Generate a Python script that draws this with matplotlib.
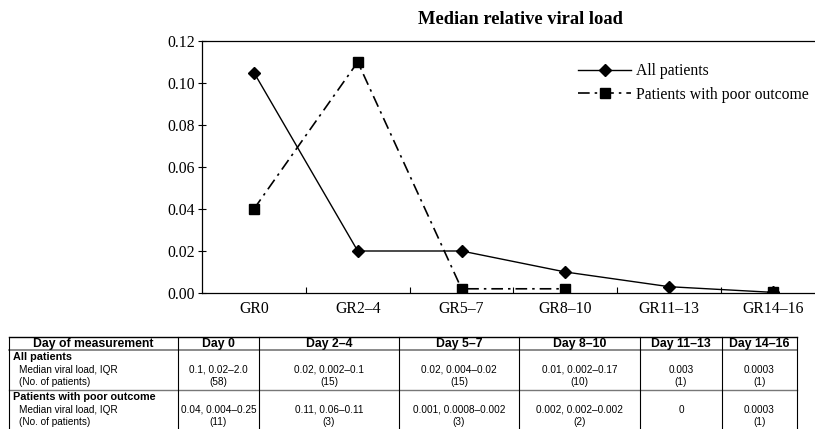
import numpy as np
import matplotlib
matplotlib.use("Agg")
import matplotlib.pyplot as plt

# Chart data
groups = ["GR0", "GR2\u20134", "GR5\u20137", "GR8\u201310", "GR11\u201313", "GR14\u201316"]
all_patients = [0.105, 0.02, 0.02, 0.01, 0.003, 0.0003]
poor_outcome = [0.04, 0.11, 0.002, 0.002, np.nan, 0.0003]
yticks = [0.0, 0.02, 0.04, 0.06, 0.08, 0.10, 0.12]

# Table data
col_heads = ["Day of measurement", "Day 0", "Day 2\u20134", "Day 5\u20137",
             "Day 8\u201310", "Day 11\u201313", "Day 14\u201316"]
row_groups = ["All patients", "Patients with poor outcome"]
row_subs = ["Median viral load, IQR", "(No. of patients)"]
all_iqr = ["0.1, 0.02\u20132.0", "0.02, 0.002\u20130.1", "0.02, 0.004\u20130.02",
           "0.01, 0.002\u20130.17", "0.003", "0.0003"]
all_n = ["(58)", "(15)", "(15)", "(10)", "(1)", "(1)"]
poor_iqr = ["0.04, 0.004\u20130.25", "0.11, 0.06\u20130.11", "0.001, 0.0008\u20130.002",
            "0.002, 0.002\u20130.002", "0", "0.0003"]
poor_n = ["(11)", "(3)", "(3)", "(2)", "", "(1)"]

W, H = 815, 429
fig = plt.figure(figsize=(W / 100, H / 100), dpi=100)

serif = "Liberation Serif"
sans = "Liberation Sans"
sfs = 11.3

# Main chart axes (right edge runs past the image, as in the source)
ax = fig.add_axes([202 / W, 1 - 293 / H, 623 / W, 252 / H])
x = np.arange(len(groups))
ax.plot(x, all_patients, color="black", lw=1.0, marker="D", ms=6,
        label="All patients")
ax.plot(x, poor_outcome, color="black", lw=1.2, ls=(0, (7, 3, 1.5, 3)),
        marker="s", ms=6.5, label="Patients with poor outcome")

ax.set_xlim(-0.5, len(groups) - 0.5)
ax.set_ylim(0, 0.12)
ax.set_yticks(yticks)
ax.set_yticklabels([f"{v:.2f}" for v in yticks], fontfamily=serif, fontsize=sfs)
ax.set_xticks(x)
ax.set_xticklabels(groups, fontfamily=serif, fontsize=sfs)
ax.set_xticks(x[:-1] + 0.5, minor=True)
ax.tick_params(axis="x", which="major", length=0, pad=6)
ax.tick_params(axis="x", which="minor", direction="in", length=4, width=0.8)
ax.tick_params(axis="y", direction="inout", length=6, width=0.8, pad=2)
ax.spines["right"].set_visible(False)
for s in ("top", "bottom", "left"):
    ax.spines[s].set_linewidth(0.9)

ax.text(520 / W, 1 - 20 / H, "Median relative viral load", transform=fig.transFigure,
        ha="center", va="center", fontfamily=serif, fontweight="bold", fontsize=13.3)

leg = ax.legend(loc="upper left", bbox_to_anchor=((564 - 202) / 623, (293 - 49) / 252),
                frameon=False, handlelength=3.4, handletextpad=0.3, labelspacing=0.5,
                prop={"family": serif, "size": sfs})

# Table drawn in pixel coordinates over the whole figure
tx = fig.add_axes([0, 0, 1, 1])
tx.set_xlim(0, W)
tx.set_ylim(H, 0)
tx.axis("off")

edges = [9, 178, 259, 399, 519, 640, 722, 797]
top, head_bot, row1_bot, row2_bot = 337, 350, 390, 440
fs = 7.2

tx.plot([edges[0], edges[-1]], [top, top], color="black", lw=1.0)
tx.plot([edges[0], edges[-1]], [head_bot, head_bot], color="#777777", lw=1.2)
tx.plot([edges[0], edges[-1]], [row1_bot, row1_bot], color="#777777", lw=1.0)
for e in edges:
    tx.plot([e, e], [top, row2_bot], color="black", lw=0.8)

for i, head in enumerate(col_heads):
    tx.text((edges[i] + edges[i + 1]) / 2, 344, head, ha="center", va="center",
            fontfamily=sans, fontweight="bold", fontsize=8.8)

for r, (name, iqr, n) in enumerate([(row_groups[0], all_iqr, all_n),
                                     (row_groups[1], poor_iqr, poor_n)]):
    y0 = head_bot if r == 0 else row1_bot
    tx.text(13, y0 + 7, name, ha="left", va="center", fontfamily=sans,
            fontweight="bold", fontsize=7.8)
    tx.text(19, y0 + 20, row_subs[0], ha="left", va="center", fontfamily=sans,
            fontsize=fs)
    tx.text(19, y0 + 32, row_subs[1], ha="left", va="center", fontfamily=sans,
            fontsize=fs)
    for i in range(len(iqr)):
        cx = (edges[i + 1] + edges[i + 2]) / 2
        tx.text(cx, y0 + 20, iqr[i], ha="center", va="center", fontfamily=sans,
                fontsize=fs)
        if n[i]:
            tx.text(cx, y0 + 32, n[i], ha="center", va="center", fontfamily=sans,
                    fontsize=fs)

fig.savefig("out.png", dpi=100)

###

Please quote the lines of the material, beginning with the first and ending with the one that contains "yticks = [0.0, 0.02, 0.04, 0.06, 0.08, 0.10, 0.12]", exactly as written and without any pictures.

**FULL ANSWER**
Generate a Python script that draws this with matplotlib.
import numpy as np
import matplotlib
matplotlib.use("Agg")
import matplotlib.pyplot as plt

# Chart data
groups = ["GR0", "GR2\u20134", "GR5\u20137", "GR8\u201310", "GR11\u201313", "GR14\u201316"]
all_patients = [0.105, 0.02, 0.02, 0.01, 0.003, 0.0003]
poor_outcome = [0.04, 0.11, 0.002, 0.002, np.nan, 0.0003]
yticks = [0.0, 0.02, 0.04, 0.06, 0.08, 0.10, 0.12]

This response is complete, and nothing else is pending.